Late lessen uit vroege waarschuwingen: bijensterfte en systemische insecticiden

In 1994 begonnen Franse bijenhouders melding te maken van alarmerende verschijnselen. Nadat hun honingbijen enkele dagen hadden gefoerageerd op bloeiende zonnebloemen, keerden veel van de bijen niet terug naar de kast. De bijen zaten dicht op elkaar in kleine groepjes op de grond of zweefden gedesoriënteerd voor de kast en vertoonden abnormaal foerageergedrag. In sommige gevallen werden ook dode bijen aangetroffen voor de kast.

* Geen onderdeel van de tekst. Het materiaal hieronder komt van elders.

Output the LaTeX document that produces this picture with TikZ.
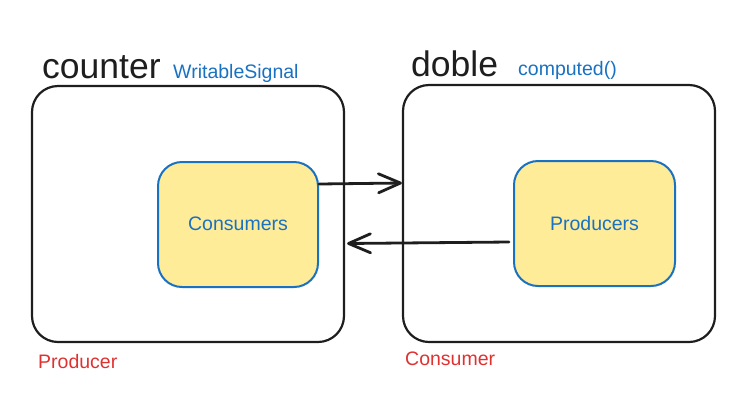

Onderzoek wees in de richting van het systemische insecticide Gaucho® van Bayer, dat voor zaadbehandeling wordt gebruikt, met als werkzame stof imidacloprid. In dit hoofdstuk geven we een historisch overzicht van de ontwikkeling van het bewijsmateriaal aangaande risico’s van zonnebloem- en maïszaadbehandeling met Gaucho® voor honingbijen, en analyseren we de acties die zijn ondernomen als reactie op de zich opstapelende aanwijzingen voor deze risico’s.

Voorts worden de maatschappelijke processen beschreven die uiteindelijk leidden tot toepassing van het voorzorgsbeginsel in Frankrijk, waarbij de nadruk ligt op de manier waarop de stakeholders tijdens de controverse de onderzoeksresultaten hebben gebruikt om het beleid te beïnvloeden.
Onafhankelijke wetenschappers bevonden zich in deze controverse in een zeer moeilijke positie. De resultaten van hun werk speelden een centrale rol in een maatschappelijk debat waarmee grote economische en politieke belangen gemoeid waren. In sommige gevallen werd hun werk niet beoordeeld op zijn wetenschappelijke merites maar op de vraag of de positie van bepaalde stakeholders erdoor werd versterkt. Door deze situatie werden het vermogen en de moed van de wetenschappers om weerstand te bieden aan de druk en door te gaan met het onderzoek naar imidacloprid flink op de proef gesteld.
Ook andere Europese landen schortten het gebruik van neonicotinoïden als insecticiden voor zaadbehandeling op. Deze besluiten werden ondersteund door onderzoeksresultaten betreffende de toxiciteit van neonicotinoïden in het stof dat vrijkomt bij het zaaien van met deze middelen gecoat zaad.
Governance met betrekking tot controversen over chemische risico’s moet worden gebaseerd op voortdurende aandacht voor het behoud van wederzijds vertrouwen tussen de bij het debat betrokken stakeholders, met inbegrip van wetenschappers en beleidsmakers. In dit hoofdstuk worden uit deze casus acht lessen getrokken aangaande governance van controversen over chemische risico’s.